Indeed, Grand Rapids chefs have taken the farm-to-table concept to hyper-local status and have come up with some unique concepts in cuisine.

A few of Kotschevar’s favorites for groups are Brewery Vivant, The Mitten Brewing Co., City Built Brewing Co., Founders Brewing Co. and Creston Brewery.

“Brewery Vivant’s cuisine has a French flair and it is situated in one of the city’s most unique locations—a former funeral home,” she said.

The brewery features eclectic French-inspired cuisine and Belgian-inspired farmhouse ales.

“Mitten is set within an old firehouse and carries a baseball theme, which makes it a fun, casual spot with great food,” she said.

Mitten specializes in classic styles of beer such as ales, IPAs, porters and stouts, and is a favorite for unique pizzas, including a pizza flight with 25 squares featuring different toppings. Vegan items are also available.

“City Built is really popular for its Puerto Rican food and interesting beer, and it just opened a year ago,” Kotschevar said.

Among the many creative craft brews at City Built are orange saison, green tea chamomile pale ale and blueberry wheat.

“Founders is one of the best brewery restaurants in the city, and they make great sandwiches,” she said.

Founders takes sandwiches to new heights with artisan breads and cheeses, house-made sauces, fresh vegetables and top-quality meats and poultry.

“Creston is another great spot,” Kotschevar said. “Their brewery is in an old furniture showroom, and the food is Mexican-themed.

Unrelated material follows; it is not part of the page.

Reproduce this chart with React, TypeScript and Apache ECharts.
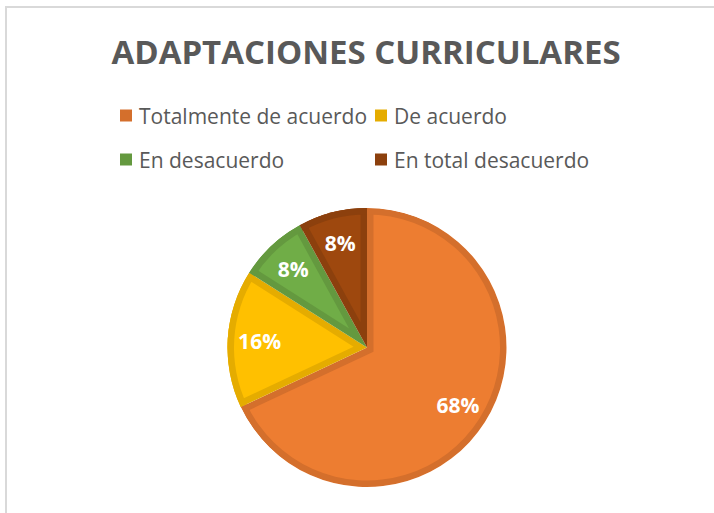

They just renovated the upper-level room, which is now an event and conference space called the Golden Age.”

Creston’s beer selection runs the full gamut, from light lagers to rich stouts, and its menu is inspired by seasonal, locally sourced ingredients.

Another liquid lure in Grand Rapids is Long Road Distillers.

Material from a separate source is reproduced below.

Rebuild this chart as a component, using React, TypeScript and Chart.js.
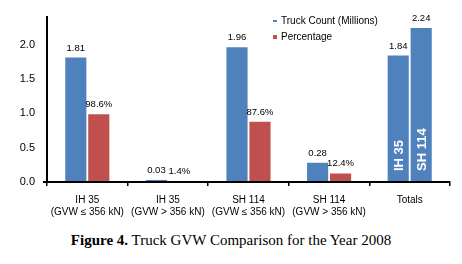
import React, { useEffect, useRef } from "react";
import { Chart, registerables } from "chart.js";

Chart.register(...registerables);

const categories: (string | string[])[] = [
  ["IH 35", "(GVW ≤ 356 kN)"],
  ["IH 35", "(GVW > 356 kN)"],
  ["SH 114", "(GVW ≤ 356 kN)"],
  ["SH 114", "(GVW > 356 kN)"],
  "Totals",
];
const truckCount = [1.81, 0.03, 1.96, 0.28];
const percentage = [98.6, 1.4, 87.6, 12.4];
const totals = [1.84, 2.24];
const totalNames = ["IH 35", "SH 114"];
const yTicks = [0, 0.5, 1.0, 1.5, 2.0];
const legendNames = ["Truck Count (Millions)", "Percentage"];
const caption = "Truck GVW Comparison for the Year 2008";

const BLUE = "#4F81BD";
const RED = "#C0504D";
const FONT = "'Liberation Sans', Arial, sans-serif";

const labelPlugin = {
  id: "barLabels",
  afterDatasetsDraw(chart: any) {
    const ctx = chart.ctx;
    ctx.save();
    chart.data.datasets.forEach((ds: any, di: number) => {
      const meta = chart.getDatasetMeta(di);
      meta.data.forEach((bar: any, i: number) => {
        let txt: string;
        if (i === 4) txt = totals[di].toFixed(2);
        else if (di === 0) txt = truckCount[i].toFixed(2);
        else txt = percentage[i].toFixed(1) + "%";
        ctx.font = `9.5px ${FONT}`;
        ctx.fillStyle = "#000";
        ctx.textAlign = "center";
        ctx.textBaseline = "alphabetic";
        ctx.fillText(txt, bar.x, bar.y - 7);
        if (i === 4) {
          ctx.save();
          ctx.translate(bar.x, bar.base - 10);
          ctx.rotate(-Math.PI / 2);
          ctx.font = `bold 13px ${FONT}`;
          ctx.fillStyle = "#fff";
          ctx.textAlign = "left";
          ctx.textBaseline = "middle";
          ctx.fillText(totalNames[di], 0, 1);
          ctx.restore();
        }
      });
    });
    ctx.restore();
  },
};

const legendPlugin = {
  id: "insideLegend",
  afterDraw(chart: any) {
    const ctx = chart.ctx;
    ctx.save();
    ctx.font = `10px ${FONT}`;
    ctx.textAlign = "left";
    ctx.textBaseline = "middle";
    const x0 = 273;
    const ys = [21, 37];
    const cols = [BLUE, RED];
    legendNames.forEach((name, i) => {
      ctx.fillStyle = cols[i];
      if (i === 0) ctx.fillRect(x0, ys[i] - 1, 4, 2);
      else ctx.fillRect(x0, ys[i] - 2, 4, 4);
      ctx.fillStyle = "#000";
      ctx.fillText(name, x0 + 8, ys[i]);
    });
    ctx.restore();
  },
};

export default function App() {
  const ref = useRef<HTMLCanvasElement>(null);
  useEffect(() => {
    if (!ref.current) return;
    const chart = new Chart(ref.current, {
      type: "bar",
      data: {
        labels: categories as any,
        datasets: [
          {
            label: legendNames[0],
            data: [...truckCount, totals[0]],
            backgroundColor: BLUE,
            categoryPercentage: 0.57,
            barPercentage: 0.92,
          },
          {
            label: legendNames[1],
            data: [...percentage.map((p) => p / 100), totals[1]],
            backgroundColor: [RED, RED, RED, RED, BLUE],
            categoryPercentage: 0.57,
            barPercentage: 0.92,
          },
        ],
      },
      options: {
        animation: false,
        responsive: false,
        devicePixelRatio: 1,
        layout: { padding: { top: 17, right: 12, left: 0, bottom: 0 } },
        plugins: {
          legend: { display: false },
          tooltip: { enabled: false },
        },
        scales: {
          x: {
            offset: true,
            grid: {
              display: true,
              offset: true,
              drawOnChartArea: false,
              drawTicks: true,
              tickLength: 4,
              color: "#000",
              lineWidth: 1.5,
            },
            border: { display: true, color: "#000", width: 2 },
            ticks: {
              color: "#000",
              font: { family: FONT, size: 10, lineHeight: 1.2 },
              padding: 8,
              maxRotation: 0,
              autoSkip: false,
            },
            afterFit(scale: any) {
              scale.height = 40;
            },
          },
          y: {
            min: 0,
            max: 2.4,
            grid: {
              display: true,
              drawOnChartArea: false,
              drawTicks: true,
              tickLength: 4,
              color: (c: any) => (c.tick && c.tick.value === 0 ? "#000" : "rgba(0,0,0,0)"),
              lineWidth: 2,
            },
            border: { display: true, color: "#000", width: 2 },
            afterBuildTicks(scale: any) {
              scale.ticks = yTicks.map((v) => ({ value: v }));
            },
            ticks: {
              color: "#000",
              font: { family: FONT, size: 11 },
              padding: 8,
              callback: (v: any) => Number(v).toFixed(1),
            },
            afterFit(scale: any) {
              scale.width = 47;
            },
          },
        },
      },
      plugins: [labelPlugin, legendPlugin],
    });
    return () => chart.destroy();
  }, []);

  return (
    <div
      style={{
        position: "absolute",
        left: 0,
        top: 0,
        width: 462,
        height: 264,
        background: "#fff",
      }}
    >
      <canvas ref={ref} width={462} height={222} style={{ display: "block" }} />
      <div
        style={{
          position: "absolute",
          top: 232,
          left: 0,
          width: 462,
          textAlign: "center",
          fontFamily: "'Liberation Serif', 'Times New Roman', serif",
          fontSize: 15,
          lineHeight: "17px",
          color: "#000",
        }}
      >
        <b>Figure 4.</b> {caption}
      </div>
    </div>
  );
}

“It was the first distillery to open in Grand Rapids and has really put us on the map for distilling thanks to all the awards they win,” Kotschevar said. “They produce things like aquavit as well as gin made with Michigan botanicals, which is pretty unique.”

Meanwhile, the city’s Downtown Market is also a foodie favorite that accommodates group events.

“Downtown Market is a great one,” Kotschevar said. “They have a lot of different vendors, from a sushi counter to a Thai counter and much more. Upstairs, there’s an area for cooking classes, which is a nice option for groups.”